# Top secret Sunday meet planned !



## TTotal (Aug 12, 2002)

Sorry cant tell you anything about it :-X John


----------



## pgtt (May 7, 2002)

oooooo the suspense


----------



## TTotal (Aug 12, 2002)

All will be revealed soon !  Now can I go home please ?


----------



## pgtt (May 7, 2002)

nope ;D


----------



## Guest (Nov 7, 2002)

I'll be come if pgtt is going.....he's bloody gorgeous :-*


----------



## TTotal (Aug 12, 2002)

That bugger, he nicked my photo !
come on lets have it back please, he put his own pic on BL's ! Good morning !  John (Did I ever say I liked your luverly new pic !) ;D


----------



## W7 PMC (May 6, 2002)

Is it still a secret? ;D


----------



## TTotal (Aug 12, 2002)

Yep, no one has found out at all !

Pssst...and it aint on Sunday either but thats a secret.
:-X John


----------



## vlastan (May 6, 2002)

But I have a BIGGER secret. I know what the girls are planning to do!! 
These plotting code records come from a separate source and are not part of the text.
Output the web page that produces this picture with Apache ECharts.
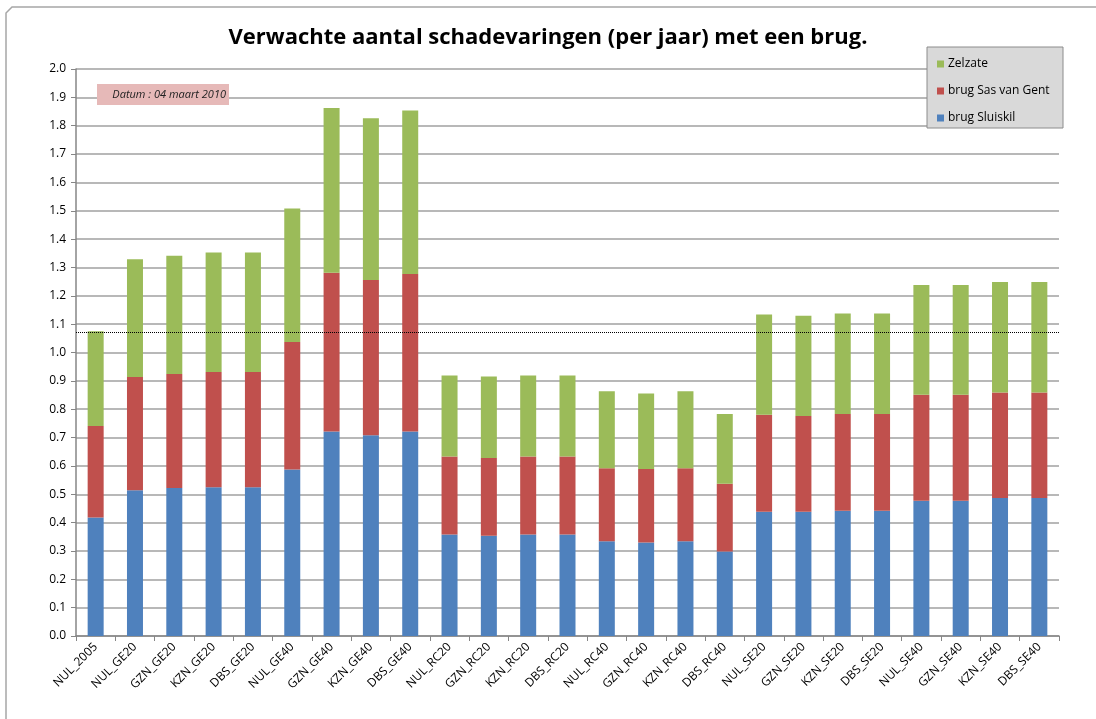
<!DOCTYPE html>
<html>
<head>
<meta charset="utf-8">
<script src="https://cdn.jsdelivr.net/npm/echarts@6/dist/echarts.min.js"></script>
<style>
html, body { margin: 0; padding: 0; background: #fff; }
#chart { width: 1096px; height: 719px; }
</style>
</head>
<body>
<div id="chart"></div>
<script>
// categories (scenario names)
var categories = ['NUL_2005', 'NUL_GE20', 'GZN_GE20', 'KZN_GE20', 'DBS_GE20', 'NUL_GE40', 'GZN_GE40', 'KZN_GE40', 'DBS_GE40',
  'NUL_RC20', 'GZN_RC20', 'KZN_RC20', 'DBS_RC20', 'NUL_RC40', 'GZN_RC40', 'KZN_RC40', 'DBS_RC40',
  'NUL_SE20', 'GZN_SE20', 'KZN_SE20', 'DBS_SE20', 'NUL_SE40', 'GZN_SE40', 'KZN_SE40', 'DBS_SE40'];

// stacked segments
var sluiskil = [0.418, 0.514, 0.522, 0.525, 0.525, 0.587, 0.721, 0.708, 0.721,
  0.358, 0.354, 0.358, 0.358, 0.334, 0.330, 0.334, 0.298,
  0.438, 0.438, 0.442, 0.442, 0.477, 0.477, 0.487, 0.487];
var sasVanGent = [0.323, 0.400, 0.402, 0.406, 0.406, 0.450, 0.560, 0.548, 0.556,
  0.275, 0.274, 0.275, 0.275, 0.258, 0.259, 0.258, 0.239,
  0.342, 0.338, 0.341, 0.341, 0.374, 0.374, 0.372, 0.372];
var zelzate = [0.334, 0.415, 0.417, 0.422, 0.422, 0.471, 0.581, 0.570, 0.577,
  0.286, 0.287, 0.286, 0.286, 0.271, 0.266, 0.271, 0.246,
  0.354, 0.354, 0.355, 0.355, 0.387, 0.387, 0.390, 0.390];

// reference level (total of NUL_2005)
var refLevel = 1.072;

var font = 'Open Sans';
var dom = document.getElementById('chart');
var chart = echarts.init(dom, null, { renderer: 'canvas' });

var barBase = {
  type: 'bar',
  stack: 'total',
  barWidth: 16,
  animation: false
};

var option = {
  animation: false,
  textStyle: { fontFamily: font },
  title: {
    text: 'Verwachte aantal schadevaringen (per jaar) met een brug.',
    left: 'center',
    top: 22,
    textStyle: { fontFamily: font, fontSize: 22, fontWeight: 'bold', color: '#000' }
  },
  graphic: [
    {
      // outer frame (only left and top edges are inside the picture)
      type: 'polyline',
      shape: { points: [[6, 800], [6, 13], [12, 7], [1300, 7]] },
      style: { fill: 'none', stroke: '#a6a6a6', lineWidth: 1.5 },
      z: 0
    },
    {
      type: 'rect',
      shape: { x: 927, y: 47, width: 136, height: 81 },
      style: { fill: '#d9d9d9', stroke: '#8c8c8c', lineWidth: 1 },
      z: 5
    },
    {
      type: 'rect',
      shape: { x: 97, y: 84, width: 132, height: 21 },
      style: { fill: '#e6b9b8' },
      z: 5
    },
    {
      type: 'text',
      x: 226,
      y: 95,
      style: {
        text: 'Datum : 04 maart 2010',
        align: 'right',
        verticalAlign: 'middle',
        fontFamily: font,
        fontStyle: 'italic',
        fontSize: 11,
        fill: '#222'
      },
      z: 6
    }
  ],
  legend: {
    orient: 'vertical',
    left: 932,
    top: 53,
    itemWidth: 7,
    itemHeight: 7,
    itemGap: 15,
    icon: 'rect',
    z: 6,
    data: ['Zelzate', 'brug Sas van Gent', 'brug Sluiskil'],
    textStyle: { fontFamily: font, fontSize: 12, color: '#000', padding: [0, 0, 0, -1] }
  },
  grid: {
    left: 76,
    right: 37,
    top: 69,
    bottom: 83,
    containLabel: false
  },
  xAxis: {
    type: 'category',
    data: categories,
    axisLine: { lineStyle: { color: '#868686', width: 1.5 } },
    axisTick: { show: true, interval: 0, length: 5, lineStyle: { color: '#868686' } },
    axisLabel: {
      interval: 0,
      rotate: 45,
      fontFamily: font,
      fontSize: 12,
      color: '#000',
      margin: 9
    }
  },
  yAxis: {
    type: 'value',
    min: 0,
    max: 2.0,
    interval: 0.1,
    axisLine: { show: true, lineStyle: { color: '#868686', width: 1.5 } },
    axisTick: { show: true, length: 5, lineStyle: { color: '#868686' } },
    axisLabel: {
      fontFamily: font,
      fontSize: 12,
      color: '#000',
      margin: 10,
      formatter: function (v) { return v.toFixed(1); }
    },
    splitLine: { show: true, lineStyle: { color: '#a0a0a0', width: 1.5 } }
  },
  series: [
    Object.assign({}, barBase, {
      name: 'brug Sluiskil',
      data: sluiskil,
      itemStyle: { color: '#4f81bd' },
      markLine: {
        silent: true,
        symbol: 'none',
        label: { show: false },
        lineStyle: { color: '#000', type: [1, 1], width: 1 },
        data: [{ yAxis: refLevel }]
      }
    }),
    Object.assign({}, barBase, {
      name: 'brug Sas van Gent',
      data: sasVanGent,
      itemStyle: { color: '#c0504d' }
    }),
    Object.assign({}, barBase, {
      name: 'Zelzate',
      data: zelzate,
      itemStyle: { color: '#9bbb59' }
    })
  ]
};

chart.setOption(option);
window.addEventListener('resize', function () { chart.resize(); });
</script>
</body>
</html>
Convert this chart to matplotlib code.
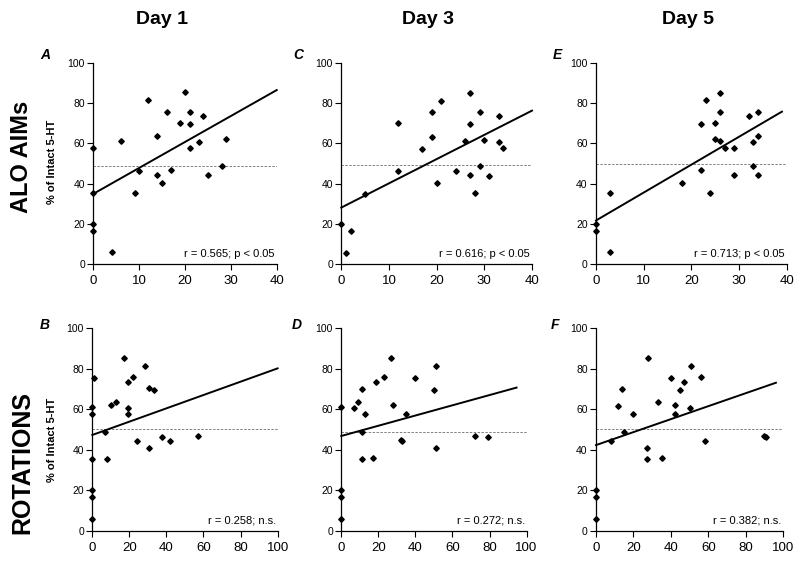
import matplotlib
matplotlib.use("Agg")
import matplotlib.pyplot as plt

plt.rcParams['font.family'] = ['Liberation Sans', 'DejaVu Sans']

# AIMs scores (days 1, 3, 5) vs % of intact 5-HT
aims_d1_x = [0, 0, 0, 0, 4, 6, 9, 10, 12, 14, 14, 15, 16, 17, 19, 20, 21, 21, 21, 23, 24, 25, 28, 29]
aims_d1_y = [57.5, 35.2, 20, 16.7, 6, 61.3, 35.5, 46.4, 81.5, 63.6, 44.5, 40.5, 75.7, 46.6, 70.2, 85.3,
             75.5, 69.8, 57.7, 60.5, 73.6, 44.1, 48.6, 62.3]
aims_d3_x = [0, 1, 2, 5, 12, 12, 17, 19, 19, 20, 21, 24, 26, 27, 27, 27, 28, 29, 29, 30, 31, 33, 33, 34]
aims_d3_y = [19.9, 5.8, 16.4, 35, 70.2, 46.2, 57.2, 75.7, 63.3, 40.3, 81.1, 46.4, 61.2, 85, 69.4, 44.2,
             35.4, 75.5, 48.5, 61.8, 43.9, 73.4, 60.4, 57.6]
aims_d5_x = [0, 0, 3, 3, 18, 22, 22, 23, 24, 25, 25, 26, 26, 26, 27, 29, 29, 32, 33, 33, 34, 34, 34]
aims_d5_y = [20, 16.7, 35.2, 6, 40.5, 69.8, 46.6, 81.7, 35.5, 70.2, 62.1, 85.1, 75.7, 61.3, 57.9, 57.5,
             44.1, 73.6, 60.5, 48.6, 75.5, 63.5, 44.5]

# rotations (days 1, 3, 5) vs % of intact 5-HT
rot_d1_x = [0, 0, 0, 0, 0, 0, 1, 7, 8, 10, 13, 17, 19, 19, 19, 22, 24, 28.5, 30.5, 30.5, 33.5, 37.5, 42, 57]
rot_d1_y = [61.3, 57.5, 35.6, 20.1, 16.5, 5.8, 75.6, 48.6, 35.4, 62.3, 63.6, 85.3, 73.5, 60.5, 57.8,
            75.9, 44.2, 81.5, 70.5, 40.7, 69.7, 46.5, 44.3, 46.6]
rot_d3_x = [0, 0, 0, 0, 7, 9, 11, 11, 11, 13, 17, 19, 23, 27, 28, 32, 33, 35, 40, 50, 51, 51, 72, 79]
rot_d3_y = [61.3, 20.1, 16.8, 5.9, 60.5, 63.6, 70.2, 48.6, 35.4, 57.8, 35.7, 73.6, 75.8, 85.2, 62.3,
            44.6, 44.2, 57.5, 75.5, 69.7, 81.5, 40.7, 46.8, 46.3]
rot_d5_x = [0, 0, 0, 8, 12, 14, 15, 20, 27, 27, 28, 33, 35, 40, 42, 42, 45, 47, 50, 51, 56, 58, 90, 91]
rot_d5_y = [20.1, 16.8, 5.9, 44.5, 61.4, 70.2, 48.6, 57.5, 40.7, 35.3, 85.2, 63.6, 35.7, 75.3, 62.1,
            57.7, 69.7, 73.5, 60.5, 81.5, 75.8, 44.3, 46.8, 46.5]

# regression lines: (x start, y start, x end, y end)
fit_lines = [(0, 34.9, 40, 86.4), (0, 28.1, 40, 76.2), (0, 21.7, 39, 75.7),
             (0, 47.3, 100, 80.2), (0, 46.8, 94.6, 70.7), (0, 42.3, 96.1, 73.1)]
ref_levels = [48.5, 49.3, 49.8, 50.1, 48.6, 50.2]
stats = ["r = 0.565; p < 0.05", "r = 0.616; p < 0.05", "r = 0.713; p < 0.05",
         "r = 0.258; n.s.", "r = 0.272; n.s.", "r = 0.382; n.s."]
letters = ["A", "C", "E", "B", "D", "F"]
days = ["Day 1", "Day 3", "Day 5"]
rows = ["ALO AIMs", "ROTATIONS"]

xs = [aims_d1_x, aims_d3_x, aims_d5_x, rot_d1_x, rot_d3_x, rot_d5_x]
ys = [aims_d1_y, aims_d3_y, aims_d5_y, rot_d1_y, rot_d3_y, rot_d5_y]

fig = plt.figure(figsize=(8, 5.67), dpi=100)

boxes = [(0.1166, 0.534, 0.2293, 0.3555), (0.4266, 0.534, 0.2384, 0.3555), (0.745, 0.534, 0.2384, 0.3555),
         (0.1154, 0.064, 0.2316, 0.357), (0.4266, 0.064, 0.2316, 0.357), (0.745, 0.064, 0.234, 0.357)]
letter_pos = [(45, 55), (298, 55), (557, 55), (45, 325), (297, 325), (555, 325)]

for i in range(6):
    ax = fig.add_axes(boxes[i])
    top = i < 3
    ax.plot(xs[i], ys[i], 'D', color='black', ms=2.8, zorder=3, clip_on=False)
    x0, y0, x1, y1 = fit_lines[i]
    ax.plot([x0, x1], [y0, y1], color='black', lw=1.4, zorder=2, clip_on=False)
    ax.axhline(ref_levels[i], color='#808080', lw=0.7, ls=(0, (2.5, 1.5)), zorder=1)
    ax.set_ylim(0, 100)
    ax.set_yticks(range(0, 101, 20))
    if top:
        ax.set_xlim(0, 40)
        ax.set_xticks(range(0, 41, 10))
    else:
        ax.set_xlim(0, 100)
        ax.set_xticks(range(0, 101, 20))
    for s in ['top', 'right']:
        ax.spines[s].set_visible(False)
    for s in ['left', 'bottom']:
        ax.spines[s].set_linewidth(0.9)
    ax.tick_params(axis='y', direction='out', length=4, width=0.8, labelsize=7.5, pad=2)
    ax.tick_params(axis='x', direction='out', length=4, width=0.8, labelsize=9.5, pad=4)
    ax.text(0.99, 5, stats[i], transform=ax.get_yaxis_transform(), ha='right', va='center', fontsize=8)
    lx, ly = letter_pos[i]
    fig.text(lx / 800, 1 - ly / 567, letters[i], fontsize=10, fontweight='bold', style='italic',
             ha='center', va='center')

for j, d in enumerate(days):
    fig.text([162, 428, 688][j] / 800, 1 - 20 / 567, d, fontsize=14, fontweight='bold', ha='center', va='center')

fig.text(22 / 800, 1 - 157 / 567, rows[0], fontsize=17, fontweight='bold', rotation=90, ha='center', va='center')
fig.text(22 / 800, 1 - 462 / 567, rows[1], fontsize=18, fontweight='bold', rotation=90, ha='center', va='center')
fig.text(52 / 800, 1 - 162 / 567, "% of Intact 5-HT", fontsize=8, fontweight='bold', rotation=90,
         ha='center', va='center')
fig.text(52 / 800, 1 - 440 / 567, "% of Intact 5-HT", fontsize=8, fontweight='bold', rotation=90,
         ha='center', va='center')

fig.savefig("out.png", dpi=100)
...and I plan to stalk them!


----------



## TTotal (Aug 12, 2002)

They think Doris is coming, but its me in her knickers...  On the 7th December..


----------



## pgtt (May 7, 2002)

Vlastan, Whats the secret?


----------



## vlastan (May 6, 2002)

> Vlastan, Whats the secret?


If I tell you it won't be a secret!! Unless of course you are prepared to pay to learn the secret!! :


----------



## djp10tt (Jul 20, 2003)

Top secret Sunday meat?

:et me guess

Beef? Pork? Lamb

I'm up for any of them ;D


----------



## TTotal (Aug 12, 2002)

Ah....but it aint Sunday therefore it could be Friday...then

Cod
Plaice
Mackerel
Eel
Pike
Shark
Herring
Kipper

So its a secret Fish then (any how it all tastes like chicken !! ;D ;D ;D John


----------



## A3DFU (May 7, 2002)

Salmon please  and can it be Thursday ???


----------



## TTotal (Aug 12, 2002)

How about a compromise then, Surf 'n Turf and we'll have that on Friday and Saturday !  Jane


----------



## pgtt (May 7, 2002)

how about a greek kebab?


----------



## TTotal (Aug 12, 2002)

Now thats enough, my chair is soaked now, stop it ! ;D


----------



## A3DFU (May 7, 2002)

Friday and Saturday: yum, yum  how about some diving then


----------



## pgtt (May 7, 2002)

you have to learn to eat a kebab properly jon and not drip grease down you :


----------



## vlastan (May 6, 2002)

> you have to learn to eat a kebab properly jon and not drip grease down you :


...try to educate an Englishman how to eat a kebab? Dirty business after you had lots to drink!! :


----------



## TTotal (Aug 12, 2002)

Phil, you wouldnt want grease on that lovely tie would you ?
Vlatulance, even 20 cokes wouldnt be a problem - I'd be fizzin a bit though !


----------



## TTotal (Aug 12, 2002)

Yes, the secret can now be revealed, there was indeed a top secret meeting (that I can tell you absolutely nothing about ) . It took place somewhere, sometime today. :-X

And it was bloody great thankyou !


----------



## A3DFU (May 7, 2002)

How come I've missed it  :


----------



## TTotal (Aug 12, 2002)

Oh Daniela , so you werent there ?

Could have sworn it was you, sorry.. :-[

She was in a TT though ...


----------



## A3DFU (May 7, 2002)

Did the evil kid take my car again


----------



## pgtt (May 7, 2002)

can i bring my lady to the meet?


----------